Summary
In Morehouse, our Supreme Court stated: "In this State, and elsewhere, it is a recognized principle of law that the grantee under such a void deed may, in the name of his grantor, sue for and recover possession of land from one who unlawfully ousted his grantor, or such grantor may sue and recover possession upon his own motion."
Summary of this case from 1525 Highland Associates, LLC v. FohlOpinion
The fact that a conveyance by an ousted grantor is void by the statute, § 5098, does not fortify nor render impregnable the possession of the disseisor, nor does it estop either party to the conveyance from asserting his right to bring an action of ejectment, in the name of the grantor, to determine the validity of such possession.
Submitted on briefs October 24th, 1918
Decided December 17th, 1918.
ACTION in the nature of ejectment, brought to and tried by the Court of Common Pleas in Fairfield County, Walsh, J.; facts found and judgment rendered for the plaintiffs, and appeal by the defendant Pickett, who was left as the sole defendant in the cause through an amendment of the complaint before trial. Error and new trial ordered.
John C. Chamberlain and Elbert O. Hull, for the appellant (defendant).
Robert G. DeForest, for the appellees (plaintiffs).
It appears from the finding and evidence that there is a long and narrow tract of salt meadow land in Fairfield near the mouth of Pine Creek, about fifty feet in width and over two thousand feet long.

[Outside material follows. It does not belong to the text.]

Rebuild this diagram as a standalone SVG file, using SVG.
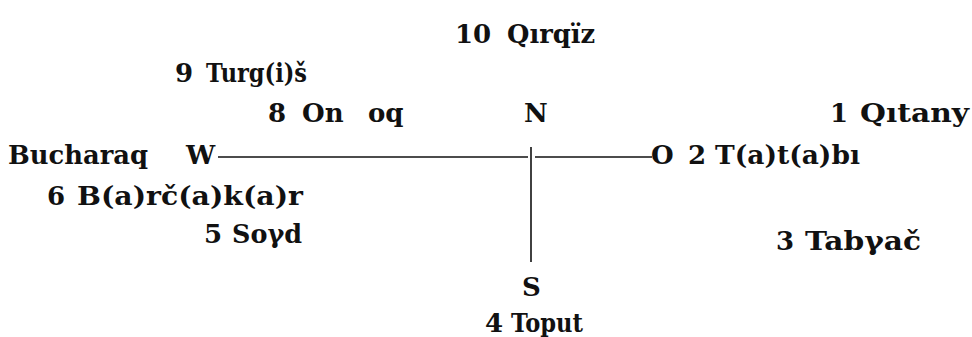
<svg xmlns="http://www.w3.org/2000/svg" width="972" height="337" viewBox="0 0 972 337">
<style>
text{font-family:"DejaVu Serif","Liberation Serif",serif;font-weight:bold;font-size:26px;fill:#111}
.ln{stroke:#111;stroke-width:1.6;fill:none}
</style>
<rect width="972" height="337" fill="#fff"/>
<g id="connectors">
<line class="ln" x1="218" y1="157" x2="528" y2="157"/>
<line class="ln" x1="535" y1="157" x2="652" y2="157"/>
<line class="ln" x1="531" y1="147" x2="531" y2="262"/>
</g>
<g id="n10"><text x="455" y="43">10</text><text x="507" y="43" textLength="88" lengthAdjust="spacingAndGlyphs">Qırqïz</text></g>
<g id="n9"><text x="175" y="82">9</text><text x="206" y="82" textLength="101" lengthAdjust="spacingAndGlyphs">Turg(i)š</text></g>
<g id="n8"><text x="268" y="122">8</text><text x="302" y="122">On</text><text x="368" y="122">oq</text></g>
<g id="north"><text x="524" y="122">N</text></g>
<g id="n1"><text x="830" y="122">1</text><text x="860" y="122" textLength="109" lengthAdjust="spacingAndGlyphs">Qıtany</text></g>
<g id="bucharaq"><text x="8" y="164" textLength="140" lengthAdjust="spacingAndGlyphs">Bucharaq</text></g>
<g id="west"><text x="186" y="164">W</text></g>
<g id="east"><text x="651" y="164">O</text></g>
<g id="n2"><text x="688" y="164">2</text><text x="715" y="164" textLength="145" lengthAdjust="spacingAndGlyphs">T(a)t(a)bı</text></g>
<g id="n6"><text x="47" y="205">6</text><text x="77" y="205" textLength="226" lengthAdjust="spacingAndGlyphs">B(a)rč(a)k(a)r</text></g>
<g id="n5"><text x="204" y="243">5</text><text x="232" y="243" textLength="70" lengthAdjust="spacingAndGlyphs">Soγd</text></g>
<g id="n3"><text x="776" y="250">3</text><text x="805" y="250" textLength="116" lengthAdjust="spacingAndGlyphs">Tabγač</text></g>
<g id="south"><text x="522" y="296">S</text></g>
<g id="n4"><text x="485" y="332">4</text><text x="511" y="332" textLength="72" lengthAdjust="spacingAndGlyphs">Toput</text></g>
</svg>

This tract lies between parallel lines beginning, at their westerly ends, at Pine Creek Road (called also Old Field Road) and extending easterly across the meadows. This tract contains about two and one half acres.

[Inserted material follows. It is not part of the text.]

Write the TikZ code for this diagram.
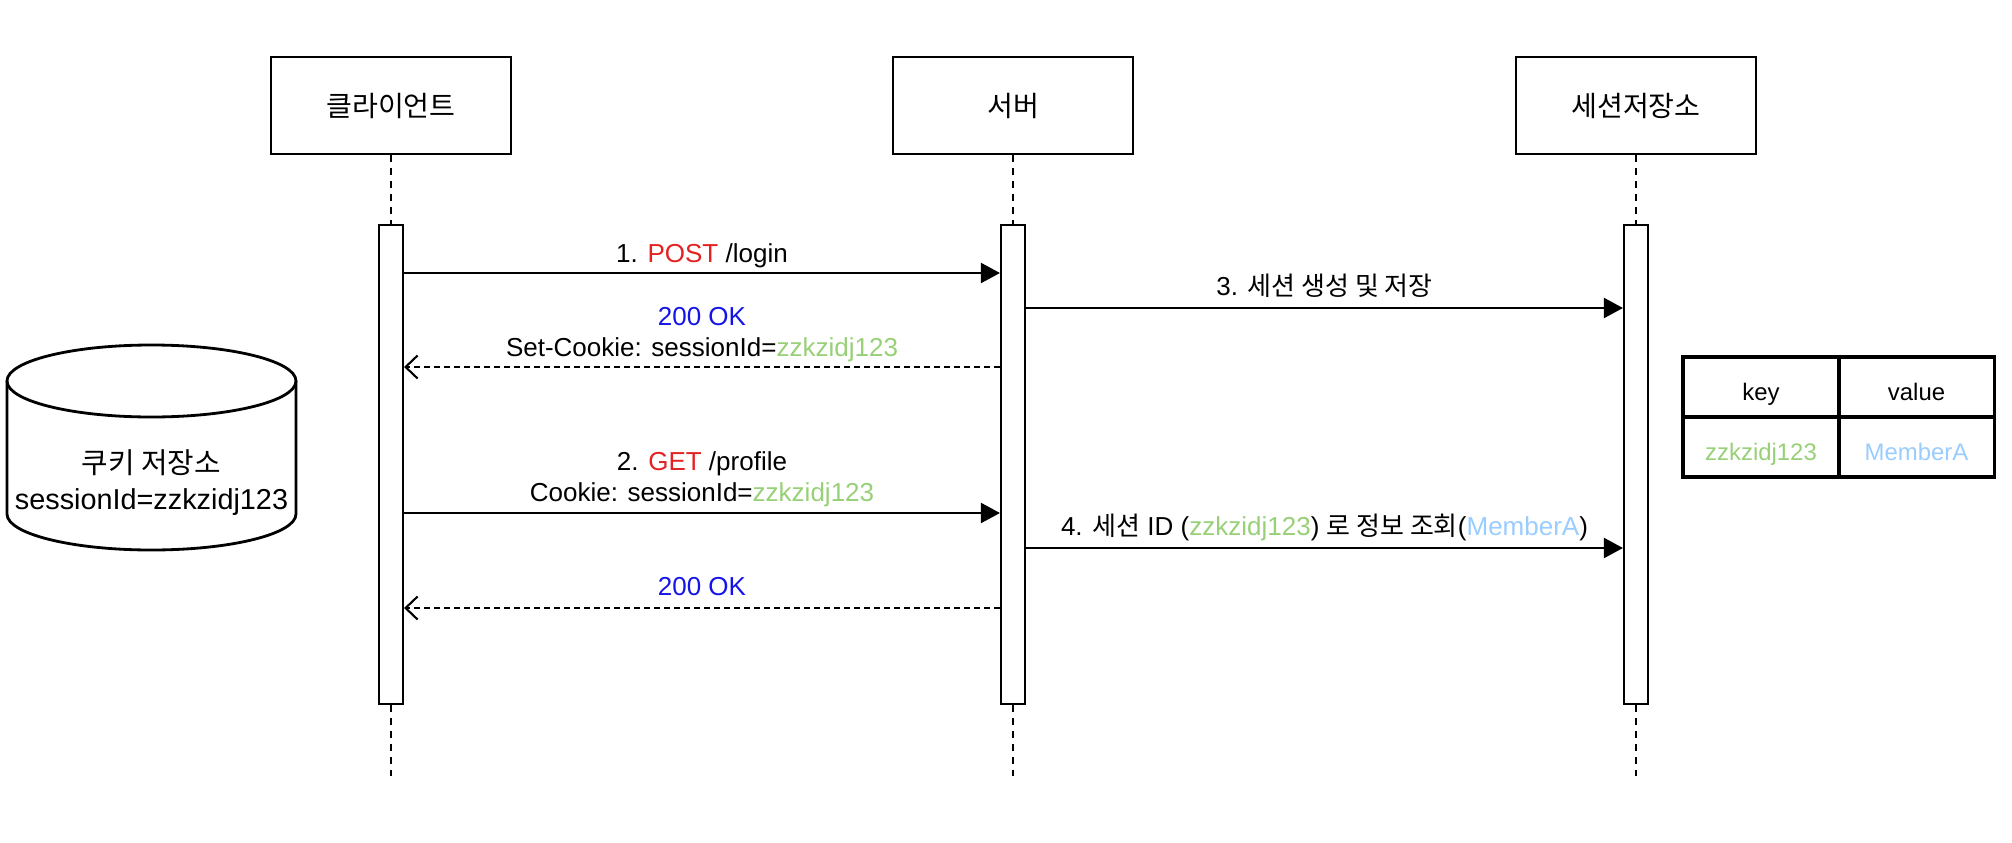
\documentclass[tikz,border=0pt]{standalone}
\usepackage{fontspec}
\usepackage{xcolor}
\setmainfont{Liberation Sans}
\newfontfamily\krfont{Noto Sans CJK KR}
\usetikzlibrary{arrows.meta}
\definecolor{SQRed}{HTML}{E32222}
\definecolor{SQBlue}{HTML}{1414E6}
\definecolor{SQGreen}{HTML}{97D077}
\definecolor{SQSky}{HTML}{99CCFF}
\tikzset{
  actor/.style={draw,line width=.8pt,minimum width=2.40cm,minimum height=.97cm,inner sep=0pt,font=\fontsize{8}{9.6}\selectfont\krfont},
  actbar/.style={draw,fill=white,line width=.6pt,minimum width=.24cm,minimum height=4.79cm,inner sep=0pt},
  lifeline/.style={line width=.6pt,dash pattern=on .07cm off .06cm},
  req/.style={line width=.6pt,-{Triangle[length=.19cm,width=.2cm]}},
  reply/.style={line width=.6pt,dash pattern=on .06cm off .04cm,-{Straight Barb[length=.12cm,width=.23cm,line width=.6pt]}},
  msg/.style={inner sep=0pt,text height=.19cm,text depth=.05cm,align=center},
  cell/.style={draw,line width=1pt,minimum width=1.56cm,minimum height=.60cm,inner sep=0pt,text height=.31cm,text depth=.05cm,font=\fontsize{6.8}{8}\selectfont}
}

\begin{document}
\begin{tikzpicture}[x=1cm,y=1cm,font=\fontsize{7.4}{8.8}\selectfont]
\path[use as bounding box] (0,0) rectangle (20.12,8.42);
% participants
\node[actor] (client) at (3.91,7.365) {클라이언트};
\node[actor] (server) at (10.13,7.365) {서버};
\node[actor] (store) at (16.36,7.365) {세션저장소};
\node[actbar] (clientbar) at (3.91,3.775) {};
\node[actbar] (serverbar) at (10.13,3.775) {};
\node[actbar] (storebar) at (16.36,3.775) {};
\coordinate (clientend) at (3.91,.66);
\coordinate (serverend) at (10.13,.66);
\coordinate (storeend) at (16.36,.66);
\foreach \who in {client,server,store}{
  \draw[lifeline] (\who.south) -- (\who bar.north);
  \draw[lifeline] (\who bar.south) -- (\who end);
}
% message heights
\coordinate (m1) at (0,5.69);
\coordinate (m3) at (0,5.34);
\coordinate (r1) at (0,4.75);
\coordinate (m2) at (0,3.29);
\coordinate (m4) at (0,2.94);
\coordinate (r2) at (0,2.34);
\draw[req] (clientbar.east |- m1) -- node[msg,yshift=.18cm] {1. \textcolor{SQRed}{POST} /login} (serverbar.west |- m1);
\draw[req] (serverbar.east |- m3) -- node[msg,yshift=.20cm] {3. {\krfont 세션 생성 및 저장}} (storebar.west |- m3);
\draw[reply] (serverbar.west |- r1) -- node[msg,yshift=.18cm] {\textcolor{SQBlue}{200 OK}\\Set-Cookie: sessionId=\textcolor{SQGreen}{zzkzidj123}} (clientbar.east |- r1);
\draw[req] (clientbar.east |- m2) -- node[msg,yshift=.19cm] {2. \textcolor{SQRed}{GET} /profile\\Cookie: sessionId=\textcolor{SQGreen}{zzkzidj123}} (serverbar.west |- m2);
\draw[req] (serverbar.east |- m4) -- node[msg,yshift=.20cm] {4. {\krfont 세션} ID (\textcolor{SQGreen}{zzkzidj123}) {\krfont 로 정보 조회}(\textcolor{SQSky}{MemberA})} (storebar.west |- m4);
\draw[reply] (serverbar.west |- r2) -- node[msg,yshift=.20cm] {\textcolor{SQBlue}{200 OK}} (clientbar.east |- r2);
% cookie jar
\draw[line width=.8pt] (.07,4.61) -- (.07,3.28) arc[start angle=180,end angle=360,x radius=1.445,y radius=.36] -- (2.96,4.61);
\draw[line width=.8pt] (1.515,4.61) ellipse[x radius=1.445,y radius=.36];
\node[msg,font=\fontsize{8.2}{10.2}\selectfont] (cookiejar) at (1.515,3.40) {{\krfont 쿠키 저장소}\\sessionId=zzkzidj123};
% session table
\node[cell] (keyhead) at (17.61,4.55) {key};
\node[cell] (valhead) at (19.165,4.55) {value};
\node[cell] (keycell) at (17.61,3.95) {\textcolor{SQGreen}{zzkzidj123}};
\node[cell] (valcell) at (19.165,3.95) {\textcolor{SQSky}{MemberA}};
\end{tikzpicture}
\end{document}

The grantor of the defendant Pickett, at the time of the conveyance to Pickett, owned a portion of this tract beginning at said road and running easterly. The remaining portion of the tract was then owned by the plaintiffs. The line which separated these respective parcels was the essential matter in dispute at the trial. The defendant Pickett received a deed of the portion of the tract owned by his grantor, in 1904. In 1912 Pickett deeded a portion of this tract to Leonard Kowalski.

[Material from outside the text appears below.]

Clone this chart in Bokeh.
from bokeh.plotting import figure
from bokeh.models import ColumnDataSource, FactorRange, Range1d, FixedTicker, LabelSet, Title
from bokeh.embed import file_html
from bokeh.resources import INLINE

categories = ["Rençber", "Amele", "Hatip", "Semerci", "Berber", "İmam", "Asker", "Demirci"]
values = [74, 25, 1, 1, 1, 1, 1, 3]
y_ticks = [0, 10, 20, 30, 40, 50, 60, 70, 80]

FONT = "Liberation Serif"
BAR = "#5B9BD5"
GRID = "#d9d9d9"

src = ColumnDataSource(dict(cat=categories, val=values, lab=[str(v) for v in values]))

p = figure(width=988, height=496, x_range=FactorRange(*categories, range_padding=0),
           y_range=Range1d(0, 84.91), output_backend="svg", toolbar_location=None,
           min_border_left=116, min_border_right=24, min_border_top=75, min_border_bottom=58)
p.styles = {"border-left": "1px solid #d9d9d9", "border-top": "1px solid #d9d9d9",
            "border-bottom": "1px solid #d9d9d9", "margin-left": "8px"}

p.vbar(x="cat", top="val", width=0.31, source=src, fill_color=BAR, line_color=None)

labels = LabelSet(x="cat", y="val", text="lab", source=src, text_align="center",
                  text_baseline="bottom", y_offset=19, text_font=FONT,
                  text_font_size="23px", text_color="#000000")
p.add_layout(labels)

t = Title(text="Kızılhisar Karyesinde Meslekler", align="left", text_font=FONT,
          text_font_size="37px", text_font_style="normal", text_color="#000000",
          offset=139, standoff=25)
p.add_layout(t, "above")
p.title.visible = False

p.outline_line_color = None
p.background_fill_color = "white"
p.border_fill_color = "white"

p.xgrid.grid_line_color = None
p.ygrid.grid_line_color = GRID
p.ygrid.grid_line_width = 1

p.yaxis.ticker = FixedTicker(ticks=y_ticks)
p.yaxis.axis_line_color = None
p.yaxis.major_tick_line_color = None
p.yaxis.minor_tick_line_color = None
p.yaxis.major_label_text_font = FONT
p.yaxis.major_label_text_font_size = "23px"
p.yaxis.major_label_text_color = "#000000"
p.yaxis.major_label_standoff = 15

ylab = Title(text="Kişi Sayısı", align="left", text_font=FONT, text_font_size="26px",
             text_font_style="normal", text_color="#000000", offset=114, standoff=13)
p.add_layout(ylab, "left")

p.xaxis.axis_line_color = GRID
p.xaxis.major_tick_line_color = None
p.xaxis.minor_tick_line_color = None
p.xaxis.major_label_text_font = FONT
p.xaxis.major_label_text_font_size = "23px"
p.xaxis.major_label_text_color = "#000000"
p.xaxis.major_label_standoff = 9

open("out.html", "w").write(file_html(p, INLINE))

The trial court found that the easterly line of the Kowalski tract was the boundary line between the land of the defendants and the land so conveyed to Pickett in 1904. There was sufficient evidence to support this finding.
The court further found that Pickett, after the conveyance to him in 1904, took possession of a portion of this land of the defendants easterly of the easterly boundary of the Kowalski tract, and was in possession of a portion of the same at the beginning of this action. There was sufficient evidence to support this finding. Therefore if the judgment in this action had related to a parcel of land about fifty feet in width directly easterly from the east boundary line of the Kowalski tract, it would have been properly rendered. But the parcel described in the judgment is not so situated. It seems apparent that through some inadvertence the judgment was drawn describing a tract not in controversy. We must therefore find error and order a new trial.
The defendant's fourth reason of appeal presents a question that may arise on a new trial, and we will now pass upon it. In August, 1912, while the defendant was in possession of the parcel easterly of the Kowalski tract, the plaintiffs deeded it, as part of a larger tract, to one Clarence B. Sturgis. The defendant claims that the trial court erred in not holding that such deed estopped the plaintiffs from proceeding in this action, since under General Statutes, § 5098, such deed was void.
The defendant's position as disclosed by his brief, is, in substance, that as the plaintiffs and Sturgis were parties to a transaction made void by statute, each should be deprived of the right to bring an action to recover possession. In other words, that the wrongful ouster of the plaintiffs by the defendant should now be deemed in law an impregnable possession by the defendant, because of the subsequent conveyance by the plaintiffs to Sturgis, which the statute renders void. This inequitable claim is not tenable. In this State, and elsewhere, it is a recognized principle of law that the grantee under such a void deed may, in the name of his grantor, sue for and recover possession of land from one who unlawfully ousted his grantor, or such grantor may sue and recover possession upon his own motion. Paton v. Robinson, 81 Conn. 547, 552, 71 A. 730; Brinley v. Whiting, 22 Mass. (5 Pick.) 348.